When I began my mission, I was terribly ashamed of my sexuality. I had never spoken to a soul about this colossal, mysterious secret that I carried around with me. I was convinced that if I served a faithful mission, worked hard, and obeyed the rules, then God would simply take this secret away from me. I would be transformed through the grace of God, and in my new life as a straight man, I would never have to speak of my past orientation. I was so sure that because I was bisexual (though I didn’t use that word at the time) there was something fundamentally wrong with me and therefore my worth as a person and child of God was diminished. I tried to ignore these insecurities and bury them away in hopes that they would disappear. That didn’t work so well. As time went on, my inner turmoil increased and as I disconnected from myself, I disconnected from other people. I was so emotionally broken that it was extremely difficult to form close relationships with my companions. Because I felt unworthy (as if my sexuality were the result of some unresolved sin or inner failing) and incapable, I lacked confidence in my interactions with members, investigators, and the people we met on the street. As my depression grew, my ability to function crumbled. I was frequently sick, slept horribly, and lost all motivation to get up and go. Anyone who has served a mission knows how essential that spring in your step really is. In other words, because I couldn’t accept myself, I wasn’t serving with everything I had—I had very little to give and no strength to give it.

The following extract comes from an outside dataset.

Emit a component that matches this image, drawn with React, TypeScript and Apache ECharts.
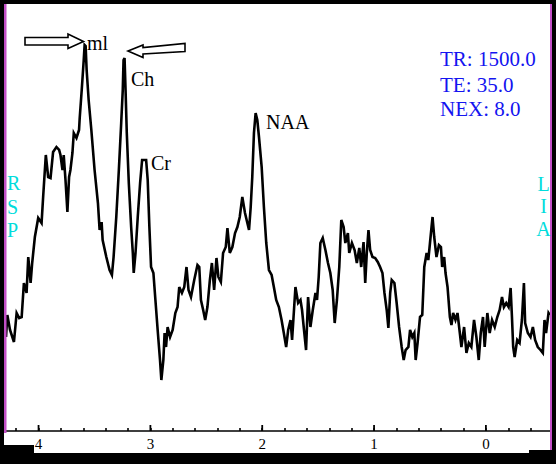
import React, { useEffect, useRef } from "react";
import * as echarts from "echarts";

// Chemical shift (ppm) of each traced point
const ppm = [
  4.291, 4.279, 4.255, 4.220, 4.196, 4.173, 4.151, 4.131, 4.107, 4.092,
  4.071, 4.057, 4.033, 4.003, 3.973, 3.959, 3.935, 3.914, 3.893, 3.870,
  3.840, 3.816, 3.804, 3.786, 3.775, 3.759, 3.742, 3.727, 3.715, 3.697,
  3.685, 3.661, 3.638, 3.632, 3.614, 3.596, 3.588, 3.579, 3.570, 3.552,
  3.528, 3.499, 3.469, 3.454, 3.436, 3.427, 3.394, 3.365, 3.344, 3.329,
  3.305, 3.282, 3.261, 3.247, 3.240, 3.231, 3.222, 3.211, 3.193, 3.172,
  3.157, 3.149, 3.133, 3.113, 3.092, 3.074, 3.038, 3.024, 3.009, 2.994,
  2.973, 2.955, 2.935, 2.914, 2.902, 2.884, 2.873, 2.860, 2.846, 2.824,
  2.801, 2.777, 2.757, 2.742, 2.718, 2.697, 2.677, 2.659, 2.637, 2.608,
  2.579, 2.563, 2.548, 2.528, 2.510, 2.490, 2.468, 2.450, 2.430, 2.409,
  2.392, 2.370, 2.350, 2.326, 2.311, 2.290, 2.267, 2.243, 2.222, 2.201,
  2.178, 2.154, 2.133, 2.118, 2.103, 2.089, 2.074, 2.059, 2.044, 2.029,
  2.005, 1.985, 1.964, 1.940, 1.916, 1.896, 1.875, 1.851, 1.827, 1.807,
  1.786, 1.768, 1.747, 1.733, 1.703, 1.679, 1.658, 1.644, 1.629, 1.608,
  1.590, 1.569, 1.548, 1.524, 1.510, 1.495, 1.480, 1.459, 1.435, 1.412,
  1.391, 1.370, 1.352, 1.332, 1.311, 1.293, 1.272, 1.257, 1.234, 1.222,
  1.198, 1.174, 1.154, 1.132, 1.115, 1.094, 1.079, 1.065, 1.050, 1.035,
  1.014, 0.990, 0.967, 0.946, 0.925, 0.907, 0.887, 0.872, 0.856, 0.842,
  0.818, 0.798, 0.776, 0.753, 0.735, 0.718, 0.693, 0.678, 0.658, 0.640,
  0.628, 0.611, 0.589, 0.569, 0.551, 0.530, 0.515, 0.500, 0.486, 0.477,
  0.462, 0.442, 0.420, 0.402, 0.391, 0.373, 0.361, 0.343, 0.322, 0.308,
  0.293, 0.272, 0.254, 0.233, 0.219, 0.195, 0.174, 0.153, 0.130, 0.106,
  0.085, 0.064, 0.046, 0.026, 0.011, -0.013, -0.034, -0.055, -0.079, -0.102,
  -0.123, -0.144, -0.161, -0.182, -0.203, -0.221, -0.233, -0.244, -0.257, -0.280,
  -0.301, -0.322, -0.340, -0.351, -0.375, -0.399, -0.420, -0.440, -0.464, -0.488,
  -0.509, -0.524, -0.538, -0.560, -0.571,
];

// Signal intensity (arbitrary units) of each traced point
const intensity = [
  94, 116, 101, 89, 118, 113, 114, 148, 138, 174,
  148, 168, 194, 213, 208, 234, 276, 254, 253, 279,
  284, 281, 276, 261, 276, 251, 219, 254, 261, 278,
  298, 293, 301, 313, 341, 371, 386, 385, 361, 331,
  301, 261, 228, 201, 209, 191, 174, 161, 156, 174,
  214, 261, 308, 341, 371, 373, 341, 298, 248, 204,
  178, 158, 178, 214, 248, 271, 271, 251, 204, 164,
  158, 131, 101, 71, 51, 71, 98, 84, 104, 94,
  101, 118, 124, 144, 138, 144, 164, 141, 134, 151,
  166, 164, 131, 121, 111, 124, 151, 168, 141, 173,
  154, 149, 178, 184, 203, 178, 184, 198, 204, 214,
  234, 218, 208, 201, 224, 254, 298, 318, 311, 294,
  264, 224, 188, 161, 156, 144, 131, 124, 111, 98,
  84, 101, 111, 91, 144, 128, 131, 121, 104, 81,
  134, 104, 121, 138, 131, 154, 188, 193, 181, 168,
  158, 141, 108, 131, 164, 211, 204, 188, 198, 178,
  188, 181, 168, 183, 164, 189, 148, 178, 201, 181,
  174, 173, 169, 164, 158, 138, 121, 103, 138, 151,
  148, 128, 104, 84, 71, 81, 84, 101, 94, 98,
  71, 88, 114, 116, 164, 178, 171, 188, 204, 214,
  194, 174, 186, 184, 164, 174, 158, 144, 114, 106,
  118, 111, 118, 98, 84, 104, 78, 88, 84, 111,
  94, 71, 98, 114, 84, 118, 98, 111, 104, 114,
  121, 134, 124, 128, 124, 143, 114, 84, 74, 91,
  88, 111, 148, 108, 98, 94, 104, 91, 84, 81,
  78, 111, 98, 118, 116,
];

// Major tick positions (ppm) and their labels
const majorTicks = [4, 3, 2, 1, 0];
const majorTickLabels = ["4", "3", "2", "1", "0"];

// Text annotations
const peakLabels = ["ml", "Ch", "Cr", "NAA"];
const paramLines = ["TR: 1500.0", "TE: 35.0", "NEX: 8.0"];
const leftSideLetters = ["R", "S", "P"];
const rightSideLetters = ["L", "I", "A"];

const SERIF = "'Liberation Serif', 'Times New Roman', serif";

export default function App() {
  const ref = useRef<HTMLDivElement>(null);

  useEffect(() => {
    if (!ref.current) return;
    const chart = echarts.init(ref.current, null, { renderer: "svg" });

    const lineData = ppm.map((p, i) => [p, intensity[i]]);
    const majorData = majorTicks.map((t) => [t, 0]);

    const txt = (text: string, x: number, y: number, size: number, fill: string, align = "left") => ({
      type: "text",
      x,
      y,
      z: 120,
      style: {
        text,
        fill,
        font: `${size}px ${SERIF}`,
        textAlign: align,
        textVerticalAlign: "top",
      },
    });

    const frameColor = "#000000";
    const purple = "#c24fc6";
    const cyan = "#00dcdc";
    const blue = "#1414f0";

    const graphic: any[] = [
      // black outer frame
      { type: "rect", z: 110, shape: { x: 0, y: 0, width: 556, height: 4 }, style: { fill: frameColor } },
      { type: "rect", z: 110, shape: { x: 0, y: 0, width: 4, height: 464 }, style: { fill: frameColor } },
      { type: "rect", z: 110, shape: { x: 552, y: 0, width: 4, height: 464 }, style: { fill: frameColor } },
      { type: "rect", z: 110, shape: { x: 0, y: 453, width: 556, height: 11 }, style: { fill: frameColor } },
      { type: "rect", z: 110, shape: { x: 0, y: 445, width: 34, height: 19 }, style: { fill: frameColor } },
      { type: "rect", z: 110, shape: { x: 529, y: 450, width: 27, height: 14 }, style: { fill: frameColor } },
      // purple inner edges
      { type: "rect", z: 111, shape: { x: 4, y: 4, width: 2.5, height: 429 }, style: { fill: purple } },
      { type: "rect", z: 111, shape: { x: 550, y: 4, width: 2, height: 446 }, style: { fill: purple } },
      // arrows
      {
        type: "polygon",
        z: 115,
        shape: { points: [[25, 37.5], [68, 37.5], [68, 34], [83.5, 41.5], [68, 48.5], [68, 45], [25, 45]] },
        style: { fill: "#ffffff", stroke: "#000000", lineWidth: 1.6 },
      },
      {
        type: "polygon",
        z: 115,
        shape: { points: [[128, 51], [143, 45], [143, 47.5], [185, 43.5], [185, 51.5], [143, 54], [143, 57.5]] },
        style: { fill: "#ffffff", stroke: "#000000", lineWidth: 1.6 },
      },
      // peak labels
      txt(peakLabels[0], 87, 33, 20, "#000"),
      txt(peakLabels[1], 131, 68.5, 20, "#000"),
      txt(peakLabels[2], 151, 152.5, 20, "#000"),
      txt(peakLabels[3], 266, 112, 20, "#000"),
      // acquisition parameters
      txt(paramLines[0], 440, 48.5, 21, blue),
      txt(paramLines[1], 440, 74.5, 21, blue),
      txt(paramLines[2], 440, 98.5, 21, blue),
      // orientation letters
      txt(leftSideLetters[0], 7, 172.5, 20, cyan),
      txt(leftSideLetters[1], 7, 197, 20, cyan),
      txt(leftSideLetters[2], 7, 220, 20, cyan),
      txt(rightSideLetters[0], 543.5, 173.5, 20, cyan, "center"),
      txt(rightSideLetters[1], 543.5, 195.5, 20, cyan, "center"),
      txt(rightSideLetters[2], 543.5, 218.5, 20, cyan, "center"),
    ];

    chart.setOption({
      animation: false,
      backgroundColor: "#ffffff",
      grid: { left: 5, right: 1, top: 10, bottom: 33, containLabel: false },
      xAxis: {
        type: "value",
        inverse: true,
        min: -0.6,
        max: 4.3,
        interval: 0.2,
        axisLine: { show: true, lineStyle: { color: "#000", width: 1.6 } },
        axisTick: { show: true, inside: true, length: 3, lineStyle: { color: "#000", width: 1.6 } },
        splitLine: { show: false },
        axisLabel: {
          show: true,
          margin: 5,
          color: "#000",
          fontFamily: SERIF,
          fontSize: 15,
          formatter: (v: number) => {
            const idx = majorTicks.findIndex((t) => Math.abs(t - v) < 1e-6);
            return idx >= 0 ? majorTickLabels[idx] : "";
          },
        },
      },
      yAxis: {
        type: "value",
        min: 0,
        max: 421,
        show: false,
        splitLine: { show: false },
      },
      series: [
        {
          type: "line",
          data: lineData,
          showSymbol: false,
          symbol: "none",
          lineStyle: { color: "#000", width: 2.6, join: "miter" },
          z: 5,
        },
        {
          type: "custom",
          data: majorData,
          z: 6,
          renderItem: (params: any, api: any) => {
            const p = api.coord([api.value(0), 0]);
            return {
              type: "line",
              shape: { x1: p[0], y1: p[1], x2: p[0], y2: p[1] - 6 },
              style: { stroke: "#000", lineWidth: 1.8 },
            };
          },
        },
      ],
      graphic,
    });

    return () => {
      chart.dispose();
    };
  }, []);

  return (
    <div
      ref={ref}
      style={{ position: "fixed", left: 0, top: 0, width: 556, height: 464, background: "#fff" }}
    />
  );
}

With some good help and God’s grace, I began to recover, and was in a very healthy place for the last fifteen months of my mission. I certainly wasn’t where I am now, but I began to learn to love myself and to trust that God loved me, too. As I slowly remembered who I was (a child of God with eternal worth and potential), I was able to give more of myself to those I served. I even reached the point where I felt comfortable talking to my mission president about my sexuality, in whatever halting terms I could find. That brought me even more peace and I was able to serve more effectively and love more fully.

I wonder how my mission would have been different if I had been sufficiently self-aware and self-accepting to acknowledge my sexuality from the start and served my mission authentically as a bisexual man. I don’t know, but I’m sure I could have touched more hearts, because I would have been at peace with my own. In the end, however, that doesn’t matter because I did my best where I was and I made progress. You see, the grace of God did transform me over the course of my mission, just not in the way I expected. It didn’t change me from gay to straight, but it opened my heart and taught me to accept who I am and the gifts I’ve been given.

I hope that you, as a gay missionary, can learn and internalize this truth. The more you are at peace with and accept yourself, the more you can connect with and love others. Love, connection, peace, and acceptance. These are central to missionary work and to the Savior’s message. The sooner you can learn this for yourself, the sooner you can help others do the same.


So, elders and sisters, you have the desire to serve, so you are called to the work. Now it’s up to you, not to forget yourself and go to work, but to accept yourself and go to work. Serve the Lord with your whole self, sexual orientation included. Remember who you are and serve him with your heart, might, mind, and strength.